What’s freely available, however, are clichés, misspellings, turgid intros that incline the reader towards catatonia, and, occasionally, tracts of unintelligible writing. I read a golf correspondent’s column three times the other day without extracting much sense from it.

Whatever happened to the fine art of sub-editing? I’m told that the copy of some sports writers cannot be touched. Now, who in hell’s name allowed that to happen? It should be noted that not even the great Ian Wooldridge considered himself sacrosanct.

Before resting my case, it would undoubtedly do journalism a favour if those in charge of today’s sports pages put their egos into cold storage and returned to basics. By all means, they should hire sportsmen to become columnists, especially those with something important to say, but it should never be at the expense of encouraging young, properly-trained talent.

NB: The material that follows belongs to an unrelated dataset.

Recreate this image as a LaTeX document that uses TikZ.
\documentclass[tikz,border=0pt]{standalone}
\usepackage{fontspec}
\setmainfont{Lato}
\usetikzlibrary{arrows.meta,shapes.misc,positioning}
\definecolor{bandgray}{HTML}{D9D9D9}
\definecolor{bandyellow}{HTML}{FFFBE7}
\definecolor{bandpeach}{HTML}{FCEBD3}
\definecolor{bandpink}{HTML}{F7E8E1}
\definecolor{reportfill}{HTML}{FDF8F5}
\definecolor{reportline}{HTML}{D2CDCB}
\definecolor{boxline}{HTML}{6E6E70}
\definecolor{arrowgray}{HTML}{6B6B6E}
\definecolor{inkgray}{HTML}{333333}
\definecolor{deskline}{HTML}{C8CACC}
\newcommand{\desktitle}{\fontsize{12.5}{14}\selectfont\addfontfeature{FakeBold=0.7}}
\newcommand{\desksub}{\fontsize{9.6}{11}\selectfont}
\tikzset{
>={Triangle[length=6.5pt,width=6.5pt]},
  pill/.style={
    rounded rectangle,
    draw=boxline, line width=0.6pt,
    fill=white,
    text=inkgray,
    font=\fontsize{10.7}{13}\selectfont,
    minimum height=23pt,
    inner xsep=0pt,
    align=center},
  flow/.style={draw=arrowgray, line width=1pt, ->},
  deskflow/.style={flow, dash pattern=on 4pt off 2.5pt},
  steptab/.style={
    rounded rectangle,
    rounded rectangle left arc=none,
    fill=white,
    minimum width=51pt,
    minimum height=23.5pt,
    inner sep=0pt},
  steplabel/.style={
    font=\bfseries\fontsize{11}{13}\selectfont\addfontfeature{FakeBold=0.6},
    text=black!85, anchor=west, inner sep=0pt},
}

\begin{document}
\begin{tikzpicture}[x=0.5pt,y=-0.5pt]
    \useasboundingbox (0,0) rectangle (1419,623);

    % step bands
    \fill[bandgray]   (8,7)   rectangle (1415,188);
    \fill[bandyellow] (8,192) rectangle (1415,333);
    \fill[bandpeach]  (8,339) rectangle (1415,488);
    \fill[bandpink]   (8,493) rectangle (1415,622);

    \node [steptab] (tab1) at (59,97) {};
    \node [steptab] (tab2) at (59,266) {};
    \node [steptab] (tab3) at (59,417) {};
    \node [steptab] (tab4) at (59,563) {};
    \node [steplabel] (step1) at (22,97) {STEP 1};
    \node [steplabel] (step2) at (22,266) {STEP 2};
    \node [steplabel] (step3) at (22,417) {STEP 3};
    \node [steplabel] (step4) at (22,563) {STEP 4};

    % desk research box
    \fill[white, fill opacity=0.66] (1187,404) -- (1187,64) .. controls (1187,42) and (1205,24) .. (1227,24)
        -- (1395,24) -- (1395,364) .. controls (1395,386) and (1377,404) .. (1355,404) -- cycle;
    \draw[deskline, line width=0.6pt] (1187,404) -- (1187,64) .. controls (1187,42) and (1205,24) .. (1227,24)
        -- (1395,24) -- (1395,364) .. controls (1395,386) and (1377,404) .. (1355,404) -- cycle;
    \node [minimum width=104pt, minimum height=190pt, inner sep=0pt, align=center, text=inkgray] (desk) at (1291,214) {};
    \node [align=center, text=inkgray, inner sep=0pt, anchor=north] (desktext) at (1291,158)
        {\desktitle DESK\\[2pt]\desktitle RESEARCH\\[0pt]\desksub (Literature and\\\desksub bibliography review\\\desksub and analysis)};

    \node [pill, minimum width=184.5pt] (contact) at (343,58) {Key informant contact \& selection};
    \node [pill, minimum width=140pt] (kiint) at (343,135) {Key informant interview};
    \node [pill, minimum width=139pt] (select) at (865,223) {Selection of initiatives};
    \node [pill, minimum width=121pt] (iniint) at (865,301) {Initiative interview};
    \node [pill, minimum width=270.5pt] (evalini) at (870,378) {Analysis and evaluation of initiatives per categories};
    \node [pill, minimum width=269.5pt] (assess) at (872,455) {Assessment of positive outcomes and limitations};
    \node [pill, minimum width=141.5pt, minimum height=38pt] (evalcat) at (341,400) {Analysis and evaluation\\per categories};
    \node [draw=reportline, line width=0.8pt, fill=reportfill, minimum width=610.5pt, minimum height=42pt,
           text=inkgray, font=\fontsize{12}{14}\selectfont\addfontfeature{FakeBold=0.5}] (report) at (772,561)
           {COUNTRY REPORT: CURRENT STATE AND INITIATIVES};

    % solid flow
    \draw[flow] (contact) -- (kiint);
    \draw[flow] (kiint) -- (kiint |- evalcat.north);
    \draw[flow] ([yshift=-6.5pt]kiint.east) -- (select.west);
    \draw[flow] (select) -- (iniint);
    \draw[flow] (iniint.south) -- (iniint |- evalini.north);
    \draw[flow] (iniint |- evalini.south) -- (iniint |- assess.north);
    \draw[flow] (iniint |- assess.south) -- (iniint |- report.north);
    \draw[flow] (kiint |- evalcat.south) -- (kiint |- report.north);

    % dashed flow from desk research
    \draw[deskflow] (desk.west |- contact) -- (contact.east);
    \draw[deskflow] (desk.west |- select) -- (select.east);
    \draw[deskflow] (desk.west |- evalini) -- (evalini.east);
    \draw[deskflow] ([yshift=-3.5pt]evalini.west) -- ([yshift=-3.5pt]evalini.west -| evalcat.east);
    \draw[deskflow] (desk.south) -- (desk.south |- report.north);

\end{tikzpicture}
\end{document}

I’d also advise these guys against becoming too friendly with sportsmen/women. It interferes with judgment. One day, they might be obliged to put something in their papers that is offensive to that man or woman. Suddenly, they are in the land of compromise.

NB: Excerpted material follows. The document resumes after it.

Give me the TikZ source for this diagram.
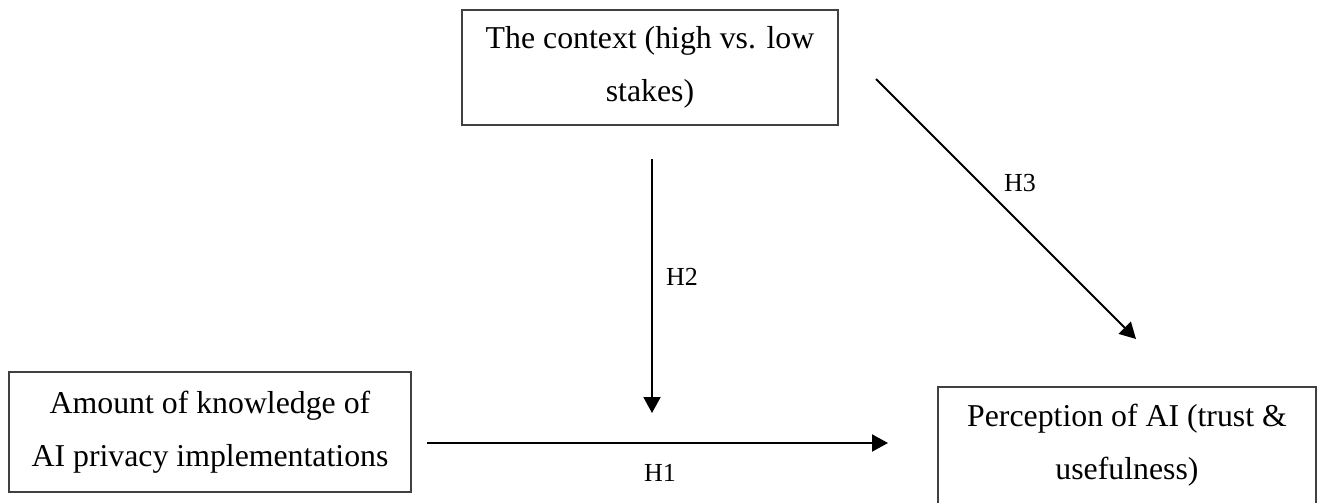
\documentclass[tikz,border=0pt]{standalone}
\usepackage{fontspec}
\setmainfont{Liberation Serif}
\usetikzlibrary{positioning,arrows.meta}

\tikzset{
	varbox/.style={draw=black!75,line width=0.8pt,align=center,inner sep=0pt,
		font=\fontsize{15.9}{26.5}\selectfont},
	hyparrow/.style={line width=1pt,-{Triangle[length=8pt,width=8.5pt]}},
	hyplabel/.style={font=\fontsize{13}{15}\selectfont}
}

\begin{document}
\begin{tikzpicture}[x=0.5pt,y=-0.5pt]
		
		\useasboundingbox
		(0,0)
		rectangle
		(1324,503);
		
		% variables
		\node[varbox,minimum width=188pt,minimum height=57.5pt] (context) at (650,67.5)
		{The context (high vs. low\\stakes)};
		
		\node[varbox,minimum width=201pt,minimum height=60pt] (knowledge) at (210,432)
		{Amount of knowledge of\\AI privacy implementations};
		
		\node[varbox,minimum width=189pt,minimum height=58.5pt] (perception) at (1127,445.5)
		{Perception of AI (trust \&\\usefulness)};
		
		% arrow ends
		\coordinate (h1s) at (427,443);
		\coordinate (h1e) at (888,443);
		\coordinate (h2s) at (652,159);
		\coordinate (h2e) at (652,413);
		\coordinate (h3s) at (876,79);
		\coordinate (h3e) at (1136,339);
		
		\draw[hyparrow] (h1s) -- (h1e);
		\draw[hyparrow] (h2s) -- (h2e);
		\draw[hyparrow] (h3s) -- (h3e);
		
		\node[hyplabel] (lh1) at (660,473) {H1};
		\node[hyplabel] (lh2) at (682,277) {H2};
		\node[hyplabel] (lh3) at (1020,183) {H3};
		
	\end{tikzpicture}
\end{document}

Above all else, I would advise them against becoming show ponies. They should have more respect for the product. Being a hands-on sports editor is ultimately far more satisfying and rewarding. It might even increase sales in these days of diminished circulation.

I’ll sign off with memories of a man who still encourages me to perspire. Charlie Wilson, a former Royal Marine, was co-opted temporarily to the sports department of the Daily Mail in the months before that paper’s conversion from broadsheet to tabloid. The year was 1970.

There were tempestuous months ahead for a workforce which included yours truly. But, if my memory is on its best behaviour, meaningful journalism began to supplant the mediocrity of the past.

You could understand the reasoning behind the Private Eye sobriquet of “Gorbals” that attached itself to Wilson. There was something essentially inner city about him. He bustled around the old, rat-riven building in Whitefriars Street in the manner of a bailiff pursuing a debt.

He was not infallible, of course, as this story illustrates. Having concluded, for instance, that golf writer Michael McDonnell was effectively unemployed during the winter, Wilson set him a task that was underpinned by several degrees of difficulty: an impromptu interview with the notoriously taciturn and unhelpful England football manager, Alf Ramsey.

The urbane McDonnell suddenly found himself vacating his comfort zone of birdies and old boy networks, and being deposited at the epicentre of a frenzy.

He arrived at the then FA headquarters of Lancaster Gate, only to be told that his quarry had newly departed and was believed to be on his way home. He duly reported this to Wilson on the nearest available pay phone.

The boss was unable to recognise any notion of surrender. He sent a motor bike despatch rider to pick up the reporter and whisk him, at illegal speeds, to Liverpool Street, where Alf was catching a train to Ipswich.

When McDonnell finally ran into the station – sweat trickling into his trousers, his customary urbanity in shreds – it was only to see the rear of Ramsey’s transport disappearing down the track.

But, if he believed matters were concluded, he was about to experience considerable disappointment. Another telephone call instructed him to climb aboard the next train to Suffolk and doorstep the elusive football boss.

The story does not possess a happy ending. When finally confronted on his home turf, Ramsey was mightily unimpressed with the golf writer’s application to duty, and was not slow to inform him of his disaffection. The language employed had certainly never been heard by the WI while taking tea and muffins.

You can deduce from this that the whole exercise had been a considerable waste of time, effort and money, and you might be right. But the Wilson mantra was that the white flag of surrender should never flutter until all else had failed.

We were taught the benefits of such intensity and industry in those few months (it certainly served me fairly well). This energetic man went on to edit The Times and become managing director of Mirror Group Newspapers.

The thought occurs that if Charlie “Gorbals” Wilson was available today, the age of the celebrity sports editor would no longer exist.